Jesús Delgado Valhondo (19 February 1909 – 23 July 1993) was a Spanish poet.

==Biography==

Jesús Delgado Valhondo was born in Mérida on 19 February 1909, but after the death of his father his family moved to Cáceres. When he was six he suffered an illness which left him lame. He studied teacher training and in 1934 began his career, but after the Spanish Civil War he was sanctioned for his affiliation to Alianza Republicana and for his work as Secretary of the Unión General de Trabajadores.

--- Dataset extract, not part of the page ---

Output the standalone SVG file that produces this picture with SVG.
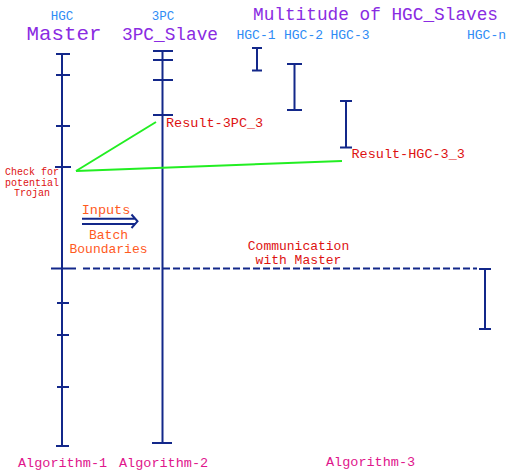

He was co-founder of the Spanish literary magazine Alcántara (1945), and of the Association of Extremaduran Writers (Asociación de Escritores Extremeños), of which today he is honorary president. Through his literary work he received the recognition of artists such as Nobel prize winner Juan Ramón Jiménez who declared:

Ahora se escribe en España muy buena poesía. Aquí traigo un libro, La esquina y el viento, de Delgado Valhondo, nutrido de la mejor poesía moderna.
Now very good poetry is being written in Spain. Here I bring a book, La esquina y el viento, by Delgado Valhondo, nourished with the best of modern poetry

In 1978 he received the "Hispanidad" prize for poetry, in 1979 he became deputy mayor of Badajoz with the Unión de Centro Democrático (Union of the Democratic Centre) and in 1988 he was given the Medal of Extremadura for his human, professional and literary merits.

Since his death on 23 July 1993, several compilation books have been published and the Delgado Valhondo Foundation has been created in order to promote his work. The Public State Library in Mérida bears his name.

==Bibliography==

Poetry
- Hojas húmedas y verdes. Alicante, Colección "Leila", 1944
- El año cero. San Sebastián, Cuadernos de poesía "Norte", 1950
- La esquina y el viento. Santander, Colección "Tito Hombre", 1952.
- La muerte del momento, en revista Gévora, número 32, Badajoz, 31 junio 1955.
- Canto a Extremadura, en revista Gévora, números 33–45, Badajoz, 30 agosto 1956.
- La montaña. Santander, Colección "La cigarra", 1957.
- Primera antología. Badajoz, Diputación Provincial, 1961.
- El secreto de los árboles. Palencia, Colección "Rocamador", 1963.
- ¿Dónde ponemos los asombros?. Salamanca, Colección "Álamo", 1969.
- Canas de Dios en el almendro. Sevilla, Colección "Angaro", 1961.
- Cerrada claridad. Sevilla, Colección "Angaro", 1973.
- La vara de avellano. Sevilla, Colección "Angaro", 1974 .
- Entre la hierba pisada queda noche sin pisar (antología). Badajoz, Universitas Editorial, 1979.
- Un árbol solo. Badajoz, Institución cultural Pedro de Valencia, Diputación Provincial, 1979.
- Inefable noviembre. Algeciras, Colección "Bahía", 1981; reedited, with several variations under the title Inefable domingo de noviembre, Cáceres, Institución Cultural "El Brocense", 1982
- Poesía (1943–1988). Obras completas. Badajoz, Diputación Provincial, 1988
- Huir. Badajoz, Del Oeste ediciones, 1994

Prose
- Yo soy el otoño, colección Alcántara.
- Cuentos y narraciones. Cáceres, editorial Extremadura, 1975.
- Ayer y ahora. Badajoz, Universitas Editorial, 1978.
- Abanico. Mérida, Patronato de la Biblioteca Pública, 1986.
- Cuentos. Badajoz, Diputación Provincial, 1986.
- El otro día. Badajoz, Menfis, 1990.